In my last blog, I wrote about a Los Angeles bankruptcy court’s decision that a gay couple, who had been legally married in California, could file a joint bankruptcy. And they could do so in spite of a federal statute, the Defense of Marriage Act (“DOMA”), which defines the term “spouse” for the purpose of applying federal law, as “a person of the opposite sex who is a husband or a wife.”
This case is truly an extraordinary blend of law and politics:
1. The opinion of the bankruptcy court, In re Balas and Morales, which is virtually always signed by a single bankruptcy judge, was also signed by 19 other bankruptcy judges. This is an almost unheard of emphatic showing of support for a judge’s decision by his colleagues.
2. After the opinion was rendered in mid-June, the United States Trustee filed a notice of appeal of the opinion.

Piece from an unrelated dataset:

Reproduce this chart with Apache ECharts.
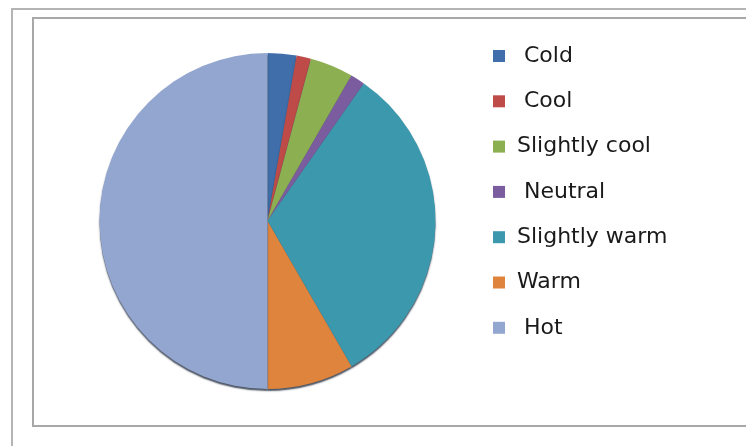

The U.S Trustee “is a component of the Department of Justice responsible for overseeing the administration of bankruptcy cases.” It had filed the motion to dismiss the jointly filed bankruptcy case, and then, not surprisingly given the controversial and constitutional nature of the issue, it filed an appeal of the opinion. But then on July 3, barely a week later, it withdrew its appeal. Why would it file an appeal and then dismiss it a short time later?
3. Because the bankruptcy court is merely one battlefield on which the DOMA war is being fought. In a highly controversial move in February, President Obama decided that his Administration would not enforce DOMA. As this article stated:
Only a few times in history has a President decided his Justice Department will not defend an existing federal law. In those rare circumstances, the House of Representatives can step in and have its lawyers defend the law in court.
4. Coincidentally on the day before the Chapter 13 case at issue was filed, the President’s decision was made official with a letter from U. S. Attorney General Eric Holder to the Rep. John Boehner, Speaker of the House of Representative stating:
After careful consideration, including a review of my recommendation, the President has concluded that given a number of factors, including a documented history of discrimination, classifications based on sexual orientation should be subject to a heightened standard of scrutiny. The President has also concluded that Section 3 of DOMA, as applied to legally married same-sex couples, fails to meet that standard and is therefore unconstitutional.
5. But then why would the U.S. Trustee, an arm of the U.S. Department of Justice, move to dismiss the case in defense of DOMA, and particularly go so far as to file an appeal? I don’t know why it filed the motion to dismiss, but the reason it appealed is a bit more clear. Between the time the bankruptcy case was filed in February and the rendering of the opinion in June, Speaker Boehner set up a “House Bipartisan Legal Advisory Group” (BLAG) to defend DOMA by “tak[ing] legal action on behalf of the House of Representatives.” As the bankruptcy court’s opinion states, “at the last minute [BLAG] orally requested a short continuance of the [scheduled] hearing in order to determine whether to intervene in this case to address the issues” Although this continuance was granted, BLAG did not intervene. The U.S. Trustee apparently filed the appeal because of indications that BLAG wanted to defend the constitutionality of DOMA through this case.
6. So why the change of mind just a few days later about the appeal? In its July 6 motion to dismiss the appeal, the U. S. Trustee’s attorney explained:
The [Department of Justice] has advised the [BLAG] of the pendency of this appeal, and the BLAG has responded that it does not intend to appear to present arguments in support of Section 3 of DOMA.
The BLAG is actively participating in litigation in several other courts in which the constitutionality of Section 3 has been challenged. In light of the decision by the BLAG not to participate in this appeal and the availability of other judicial fora for the resolution of the constitutional question, the United States Trustee has determined that it is not a necessary or appropriate expenditure of the resources of this Court and the parties to continue to litigate this appeal.”
Within days of this, the U.S. Trustee filed motions to dismiss other similar matters in other parts of the country. So, although usually one bankruptcy judge’s opinion on the unconstitutionality of a federal law would only be legally binding in that federal district, in this extraordinary combination of circumstances it looks like this particular opinion is effectively the law of the entire country. Unless the House Bipartisan Legal Advisory Committee changes its mind. Again.